Aurora Magazine

Promoting excellence in advertising

Living on the blind side

Published in Mar-Apr 2012

The dangers of working with a narrow brand focus.
Illustration by Creative Unit.
Illustration by Creative Unit.

A story regarding a study that revealed that the number of pedestrians in the US killed or badly injured while using headphones had tripled in six years, recently caught my attention. The study warned of ‘inattentional blindness’ whereby headphones cause distractions that lower the resources the brain devotes to external stimuli.

Thinking about inattentional blindness, it struck me that there is a broader context to the term in the world of brands. In fact, the term mirrors the main problem brands are faced with today, irrespective of their origin or category.

In Pakistan, the majority of brands seem to be taking life one day at a time, doing their ‘critical daily chores’ in the hope of becoming masters of their own destiny. The problem is that they tend to become so focused on executing campaigns and sales promotions and meeting weekly targets, that they often blindside themselves to the larger context which the brand operates in, and this often at their own peril. To name just a few, here are some blind spots brands easily fall prey to.

Promotion blindness

Promotions deliver great results; well almost always. The moment you launch a sweepstake, insert a coupon in a magazine or offer a discount, your cash register goes into singing mode. With the world screaming recession and consumers screaming inflation, promotions seem to be a promising solution. However, as the saying goes, too much of a good thing can also be bad.

Lesson Go slow on promotions. Don’t let short-term monetary gain blind you and stop you from building long-term equity for your brand.

Safety blindness

Safe bets are no bets. Bets are meant to make you win or lose. However, to deliver an incrementally good performance, you may fall into the trap of making safe, rather than bold decisions. Safe bets will make your brand ordinary, and people don’t like ordinary people; they fall for the superheroes because they make them feel good.

Lesson Raise the bar. Move out of your safety zone and make bold moves.

Spreadsheet blindness

Spreadsheets are great. And who loves numbers the most? Those notorious financial managers. Personally, I love to visualise spreadsheets as big football stadiums with one-inch boxes overflowing with numbers. It is important that businesses realise that brands belong in the ‘stadium’; they are like living beings putting up a great show to inspire audiences (us humans; you, me…) to come to the stadium. In other words, spreadsheets come in different shapes and sizes and your brand needs to find the one that suits it best.

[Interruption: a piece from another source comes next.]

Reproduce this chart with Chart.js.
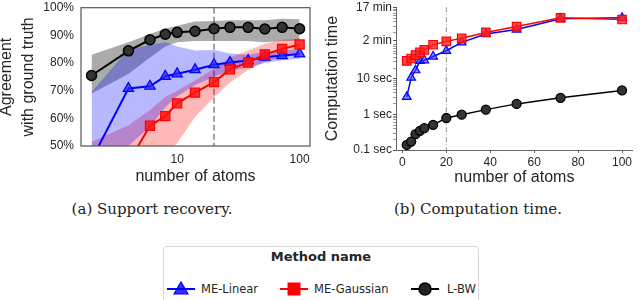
<!DOCTYPE html>
<html>
<head>
<meta charset="utf-8">
<script src="https://cdn.jsdelivr.net/npm/chart.js@4.4.0/dist/chart.umd.min.js"></script>
<style>
  body { margin: 0; background: #fff; width: 640px; height: 300px; overflow: hidden; position: relative; font-family: "DejaVu Sans", sans-serif; }
  #c1 { position: absolute; left: 0; top: 0; }
  #c2 { position: absolute; left: 320px; top: 0; }
  .cap { position: absolute; top: 200px; width: 320px; text-align: center; font-family: "DejaVu Serif", serif; font-size: 15px; color: #222; }
  #legend { position: absolute; left: 163px; top: 246px; width: 314px; height: 70px; border: 1px solid #d6d6d6; border-radius: 4px; background: #fff; }
  #legend .ttl { position: absolute; left: 0; width: 314px; top: 2px; text-align: center; font-weight: bold; font-size: 13px; color: #262626; }
  #legend .it { position: absolute; top: 34px; font-size: 11.5px; color: #262626; line-height: 16px; }
  #legend svg { position: absolute; top: 34px; }
</style>
</head>
<body>
<canvas id="c1" width="320" height="190"></canvas>
<canvas id="c2" width="320" height="190"></canvas>
<div class="cap" style="left:-8px">(a) Support recovery.</div>
<div class="cap" style="left:318px">(b) Computation time.</div>
<div id="legend">
  <div class="ttl">Method name</div>
  <svg style="left:3px" width="28" height="16"><line x1="0" y1="8" x2="28" y2="8" stroke="#0000ff" stroke-width="2"/><polygon points="14,1 21,13 7,13" fill="rgba(0,0,255,0.8)" stroke="#0000ff" stroke-width="1.2"/></svg>
  <div class="it" style="left:37px">ME-Linear</div>
  <svg style="left:116px" width="28" height="16"><line x1="0" y1="8" x2="28" y2="8" stroke="#ff0000" stroke-width="2"/><rect x="8" y="2" width="12" height="12" fill="#ff0000" stroke="#ff0000"/></svg>
  <div class="it" style="left:150px">ME-Gaussian</div>
  <svg style="left:247px" width="28" height="16"><line x1="0" y1="8" x2="28" y2="8" stroke="#000" stroke-width="2"/><circle cx="14" cy="8" r="6" fill="#222" stroke="#000" stroke-width="1.5"/></svg>
  <div class="it" style="left:283px">L-BW</div>
</div>

<script>
// nombre d'atomes (axe x des deux graphiques)
const atoms = [2, 4, 6, 8, 10, 14, 20, 27, 38, 52, 72, 100];

// graphique (a) : accord avec la vérité terrain, en %
const linAgree = [45, 70.8, 71.6, 75.2, 76.1, 77.6, 79.4, 80.2, 80.9, 82.1, 82.7, 83.3];
const linHigh  = [69.5, 85, 86.5, 87.5, 86, 84.5, 84.7, 83.4, 83, 84, 84.5, 85];
const linLow   = [28, 50, 57, 64, 68, 72, 75, 77, 78.5, 80, 81, 81.5];

const gauAgree = [36, 44, 57.3, 60.8, 65.4, 69.3, 73.1, 77.7, 80.2, 83.1, 85.1, 86.7];
const gauHigh  = [51.5, 57.5, 63, 67.7, 70, 73.7, 78, 82, 84.5, 87, 88.4, 89];
const gauLow   = [30, 36, 42, 47, 51, 60.5, 67.5, 73, 77.5, 80.5, 82, 83.3];

const lbwAgree = [75.5, 84.4, 88.4, 90.4, 91.1, 91.5, 92.4, 92.9, 92.9, 92.3, 92.9, 92.4];
const lbwHigh  = [83, 87.5, 90.5, 92.5, 93.5, 95, 95.2, 95.5, 95.5, 95.5, 96, 95.8];
const lbwLow   = [69, 76, 82, 86, 87.5, 88, 88, 88, 88, 87.5, 88, 88];

// graphique (b) : temps de calcul, en secondes
const linTime = [3.1, 10.7, 17.3, 31.6, 33, 42, 61, 105, 181, 240, 482, 513];
const gauTime = [31.6, 37, 46, 55, 65, 90, 112, 137, 200, 292, 513, 460];
const lbwTime = [0.139, 0.172, 0.279, 0.345, 0.41, 0.51, 0.79, 0.98, 1.36, 1.97, 2.92, 4.69];

const agreeTicks = [50, 60, 70, 80, 90, 100];
const atomTicksLog = [10, 100];
const atomTicksLin = [0, 20, 40, 60, 80, 100];
const timeTicks = [0.1, 1, 10, 120, 1020];
const timeLabels = ['0.1 sec', '1 sec', '10 sec', '2 min', '17 min'];
const markerAtoms = 20;

const txt = '#262626';
const pts = vals => vals.map((v, i) => ({ x: atoms[i], y: v }));

function band(vals, color, fill, order) {
  return { data: pts(vals), borderColor: 'transparent', borderWidth: 0, pointRadius: 0,
           backgroundColor: color, fill: fill, order: order, tension: 0 };
}

// pas de marge automatique autour des axes, la mise en page est fixée à la main
const noPadY = w => s => { s.width = w; s.paddingTop = 0; s.paddingBottom = 0; };
const noPadX = h => s => { s.height = h; s.paddingLeft = 0; s.paddingRight = 0; };

// ligne verticale en pointillés à x = 20
const vline = {
  id: 'vline',
  beforeDatasetsDraw(chart, args, opts) {
    const x = chart.scales.x.getPixelForValue(markerAtoms);
    const a = chart.chartArea;
    const ctx = chart.ctx;
    ctx.save();
    ctx.strokeStyle = opts.color;
    ctx.lineWidth = opts.width;
    ctx.setLineDash(opts.dash);
    ctx.beginPath();
    ctx.moveTo(x, a.top);
    ctx.lineTo(x, a.bottom);
    ctx.stroke();
    ctx.restore();
  }
};

// cadre complet autour du graphique (a)
const frame = {
  id: 'frame',
  afterDraw(chart, args, opts) {
    if (!opts.on) return;
    const a = chart.chartArea;
    const ctx = chart.ctx;
    ctx.save();
    ctx.strokeStyle = '#555';
    ctx.lineWidth = 1.2;
    ctx.strokeRect(a.left, a.top, a.right - a.left, a.bottom - a.top);
    ctx.restore();
  }
};

new Chart(document.getElementById('c1'), {
  type: 'line',
  data: {
    datasets: [
      band(lbwHigh, 'rgba(0,0,0,0.33)', '+1', 12),
      band(lbwLow, 'transparent', false, 12),
      band(linHigh, 'rgba(0,0,255,0.28)', '+1', 10),
      band(linLow, 'transparent', false, 10),
      band(gauHigh, 'rgba(255,0,0,0.28)', '+1', 11),
      band(gauLow, 'transparent', false, 11),
      { data: pts(linAgree), borderColor: '#0000ff', borderWidth: 2, pointStyle: 'triangle', pointRadius: 6,
        pointBackgroundColor: 'rgba(40,40,255,0.75)', pointBorderColor: '#0000ff', pointBorderWidth: 1.2, order: 3, fill: false },
      { data: pts(gauAgree), borderColor: '#ff0000', borderWidth: 2, pointStyle: 'rect', pointRadius: 6.5,
        pointBackgroundColor: 'rgba(255,20,20,0.85)', pointBorderColor: '#ff0000', pointBorderWidth: 1.2, order: 2, fill: false },
      { data: pts(lbwAgree), borderColor: '#000', borderWidth: 2, pointStyle: 'circle', pointRadius: 5,
        pointBackgroundColor: '#333', pointBorderColor: '#000', pointBorderWidth: 1.5, order: 1, fill: false }
    ]
  },
  options: {
    responsive: false,
    animation: false,
    layout: { padding: { top: 7, right: 10, left: 0, bottom: 0 } },
    scales: {
      x: {
        type: 'logarithmic', min: 1.64, max: 121.6,
        afterBuildTicks: s => { s.ticks = atomTicksLog.map(v => ({ value: v })); },
        afterFit: noPadX(44),
        grid: { display: false, drawTicks: false },
        border: { display: false },
        ticks: { color: txt, font: { size: 12 }, padding: 6, autoSkip: false, maxRotation: 0, callback: v => String(v) },
        title: { display: true, text: 'number of atoms', color: txt, font: { size: 16, lineHeight: 1.25 }, padding: { top: 0, bottom: 3 } }
      },
      y: {
        min: 50, max: 100,
        afterBuildTicks: s => { s.ticks = agreeTicks.map(v => ({ value: v })); },
        afterFit: noPadY(81),
        grid: { display: false, drawTicks: false },
        border: { display: false },
        ticks: { color: txt, font: { size: 12 }, padding: 7, callback: v => v + '%' },
        title: { display: true, text: ['Agreement', 'with ground truth'], color: txt, font: { size: 16, lineHeight: 1.35 }, padding: { top: -4, bottom: 0 } }
      }
    },
    plugins: {
      legend: { display: false },
      tooltip: { enabled: false },
      vline: { color: '#8c8c8c', width: 1.6, dash: [6, 3] },
      frame: { on: true }
    }
  },
  plugins: [vline, frame]
});

// petites graduations mineures de l'axe log
const minorTicks = [];
[0.1, 1, 10, 100].forEach(d => { for (let k = 2; k <= 9; k++) minorTicks.push(d * k); });

new Chart(document.getElementById('c2'), {
  type: 'line',
  data: {
    datasets: [
      { data: pts(linTime), borderColor: '#0000ff', borderWidth: 1.5, pointStyle: 'triangle', pointRadius: 5,
        pointBackgroundColor: 'rgba(60,60,255,0.6)', pointBorderColor: '#0000ff', pointBorderWidth: 1.2, order: 3 },
      { data: pts(gauTime), borderColor: '#ff0000', borderWidth: 1.5, pointStyle: 'rect', pointRadius: 6,
        pointBackgroundColor: 'rgba(255,30,30,0.8)', pointBorderColor: '#ff0000', pointBorderWidth: 1.2, order: 2 },
      { data: pts(lbwTime), borderColor: '#000', borderWidth: 1.5, pointStyle: 'circle', pointRadius: 4.5,
        pointBackgroundColor: '#333', pointBorderColor: '#000', pointBorderWidth: 1.3, order: 1 }
    ]
  },
  options: {
    responsive: false,
    animation: false,
    layout: { padding: { top: 7, right: 1, left: 0, bottom: 0 } },
    scales: {
      x: {
        type: 'linear', min: -2.9, max: 104.9,
        afterBuildTicks: s => { s.ticks = atomTicksLin.map(v => ({ value: v })); },
        afterFit: noPadX(40),
        grid: { drawOnChartArea: false, drawTicks: true, tickLength: 3, tickColor: '#666' },
        border: { display: true, color: '#666', width: 1 },
        ticks: { color: txt, font: { size: 12 }, padding: 2, autoSkip: false, maxRotation: 0 },
        title: { display: true, text: 'number of atoms', color: txt, font: { size: 16, lineHeight: 1.25 }, padding: { top: 0, bottom: 2 } }
      },
      y: {
        type: 'logarithmic', min: 0.1, max: 1020,
        afterBuildTicks: s => { s.ticks = timeTicks.concat(minorTicks).map(v => ({ value: v })); },
        afterFit: noPadY(76),
        grid: { drawOnChartArea: false, drawTicks: true, tickLength: 3,
                tickColor: c => timeTicks.includes(c.tick.value) ? '#555' : '#999' },
        border: { display: true, color: '#666', width: 1 },
        ticks: { color: txt, font: { size: 12 }, padding: 1, autoSkip: false,
                 callback: v => { const i = timeTicks.indexOf(v); return i >= 0 ? timeLabels[i] : ''; } },
        title: { display: true, text: 'Computation time', color: txt, font: { size: 16, lineHeight: 1.25 }, padding: { top: 3, bottom: 0 } }
      }
    },
    plugins: {
      legend: { display: false },
      tooltip: { enabled: false },
      vline: { color: '#8c8c8c', width: 1, dash: [5, 2, 1, 2] },
      frame: { on: false }
    }
  },
  plugins: [vline, frame]
});
</script>
</body>
</html>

Lesson Don’t let your spreadsheet rule your brand. Let your brand deliver the spreadsheet whichever way it wants to.

Product blindness

You assume your consumer will fall in love with your product and start to promote it on every imaginable platform the moment you tell them about it. This is like assuming that Elvis Presley will rise from the grave and declare you to be the best singer in the world based on your shower singing skills. No. Consumers like emotional connects. They like to know who you are before they enter into a relationship with you on Facebook.

Lesson Stop shoving your product in your consumer’s face. Ensure your product is welcomed into your consumer’s space.

Rationality blindness

Businesses run on logic but brands run on emotions. Humans are emotional beings; do not expect them to follow your two plus two equals four formula, or to take out a calculator every time your brand speaks to them. Give them a break; let them hire an accountant to do their calculations while they revel with your brands on their person and their minds.

Lesson Stop putting facts and more facts in your campaigns.

Be emotional every now and then. It’s good for your brand’s general health.

Past tense blindness

Human beings (especially brand custodians) love to talk about the good times, good experiences, good relationships, good memories. However, be sure not to head down memory lane on your next encounter. Call your wife by your former girlfriend’s name and kaput goes your relationship. The same applies to your brand.

Lesson Don’t get stuck in the past. Focus on the future and how things will be different for your brand every next moment.

Here are a few tips on how to avoid inattentional blindness.

1 Enjoy randomness
It works wonders. Take yourself out of a decision or a situation from time to time. Approaching a situation again at a different time or level or mindset works wonders. It will help you see the unseen.

2 Contextualise your decisions
Think beyond today. For every key decision, think what it will deliver immediately in the short term and in the long term. Don’t base your decision on a single term.

3 Go beyond the category
We all get stuck in our problems and your problem is the category you operate in. The more you get stuck in it, the more you let your category drive your decisions. Think beyond it. Learn from what is around you. If your sales are good, see if sales in other categories are as good and use logic to work out why. This will make you more attentive.

4 Be a consumer
Stop being a brand custodian. Would you, as a consumer, ‘love’ what you get from your brand?

If the honest answer is ‘yes’, then you are on the right track!